- TASK OBJECTIVE -
State only how many lines below include the string "code".

━━━━━ ROWS

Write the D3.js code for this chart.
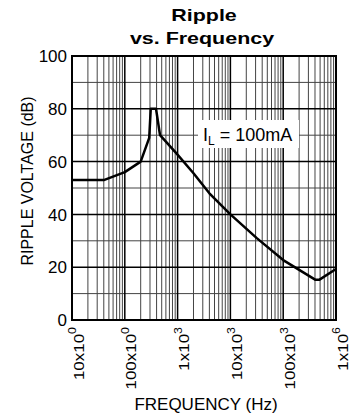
<!DOCTYPE html>
<html>
<head>
<meta charset="utf-8">
<script src="https://cdn.jsdelivr.net/npm/d3@7"></script>
<style>
  body { margin: 0; background: #fff; }
  text { font-family: "Liberation Sans", Arial, sans-serif; fill: #000; }
</style>
</head>
<body>
<div id="chart"></div>
<script>
const freq = [10, 40, 100, 200, 290, 310, 390, 465, 960, 2000, 4000, 10000, 31600, 100000, 410000, 480000, 1000000]
const ripple = [53, 53, 56, 60, 69, 80, 80, 70, 63, 55.6, 48, 40, 31, 22.7, 15.2, 15.2, 19.3]
const yTicks = [0, 20, 40, 60, 80, 100]
const xTickValues = [10, 100, 1e3, 1e4, 1e5, 1e6]
const xTickBase = ["10x10", "100x10", "1x10", "10x10", "100x10", "1x10"]
const xTickExp = ["0", "0", "3", "3", "3", "6"]

const width = 359, height = 419
const plotL = 72, plotR = 336, plotT = 56, plotB = 320

const x = d3.scaleLog().domain([10, 1e6]).range([plotL, plotR])
const y = d3.scaleLinear().domain([0, 100]).range([plotB, plotT])

const svg = d3.select("#chart").append("svg")
  .attr("width", width)
  .attr("height", height)

// minor vertical grid (2..9 in each decade)
const minorX = []
for (let d = 10; d < 1e6; d *= 10) {
  for (let k = 2; k <= 9; k++) minorX.push(d * k)
}
svg.append("g").selectAll("line").data(minorX).join("line")
  .attr("x1", d => x(d)).attr("x2", d => x(d))
  .attr("y1", plotT).attr("y2", plotB)
  .attr("stroke", "#444").attr("stroke-width", 1)

// horizontal grid
svg.append("g").selectAll("line").data(d3.range(10, 100, 10)).join("line")
  .attr("x1", plotL).attr("x2", plotR)
  .attr("y1", d => y(d)).attr("y2", d => y(d))
  .attr("stroke", d => d % 20 === 0 ? "#000" : "#444")
  .attr("stroke-width", d => d % 20 === 0 ? 1.5 : 1)

// decade lines
svg.append("g").selectAll("line").data(xTickValues.slice(1, -1)).join("line")
  .attr("x1", d => x(d)).attr("x2", d => x(d))
  .attr("y1", plotT).attr("y2", plotB)
  .attr("stroke", "#000").attr("stroke-width", 1.5)

// label box
const lbl = svg.append("g")
lbl.append("rect")
  .attr("x", 198).attr("y", 120).attr("width", 101).attr("height", 28)
  .attr("fill", "#fff")
const lt = lbl.append("text")
  .attr("x", 203).attr("y", 141)
  .attr("font-size", 18)
lt.append("tspan").text("I")
lt.append("tspan").attr("font-size", 12).attr("dy", 4).text("L")
lt.append("tspan").attr("dy", -4).text(" = 100mA")

// frame
svg.append("rect")
  .attr("x", plotL).attr("y", plotT)
  .attr("width", plotR - plotL).attr("height", plotB - plotT)
  .attr("fill", "none").attr("stroke", "#000").attr("stroke-width", 2)

// curve
const line = d3.line()
  .x((d, i) => x(freq[i]))
  .y(d => y(d))
svg.append("path")
  .datum(ripple)
  .attr("d", line)
  .attr("fill", "none")
  .attr("stroke", "#000")
  .attr("stroke-width", 2.5)
  .attr("stroke-linejoin", "round")

// y tick labels
svg.append("g").selectAll("text").data(yTicks).join("text")
  .attr("x", 67).attr("y", d => y(d))
  .attr("dy", "0.36em")
  .attr("text-anchor", "end")
  .attr("font-size", 17)
  .text(d => d)

// x tick labels (rotated, slightly stretched along reading direction)
const xl = svg.append("g").selectAll("text").data(xTickValues).join("text")
  .attr("transform", d => `translate(${x(d) + 11.5},327) rotate(-90) scale(1.13,1)`)
  .attr("text-anchor", "end")
  .attr("font-size", 15)
xl.append("tspan").text((d, i) => xTickBase[i])
xl.append("tspan").attr("font-size", 11).attr("dy", "-0.65em").text((d, i) => xTickExp[i])

// axis titles
svg.append("text")
  .attr("transform", `translate(33,181) rotate(-90)`)
  .attr("text-anchor", "middle")
  .attr("font-size", 16)
  .text("RIPPLE VOLTAGE (dB)")
svg.append("text")
  .attr("x", 206).attr("y", 410)
  .attr("text-anchor", "middle")
  .attr("font-size", 17)
  .text("FREQUENCY (Hz)")

// title (wide lettering)
svg.append("text")
  .attr("transform", "translate(204,21) scale(1.3,1)")
  .attr("text-anchor", "middle")
  .attr("font-size", 16.5).attr("font-weight", "bold")
  .text("Ripple")
svg.append("text")
  .attr("transform", "translate(202,43.5) scale(1.3,1)")
  .attr("text-anchor", "middle")
  .attr("font-size", 16.5).attr("font-weight", "bold")
  .text("vs. Frequency")
</script>
</body>
</html>
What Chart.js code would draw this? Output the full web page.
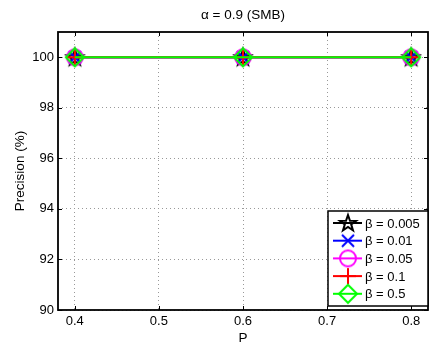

━━━━━━━━━━

- EXERCISE ANSWER -
2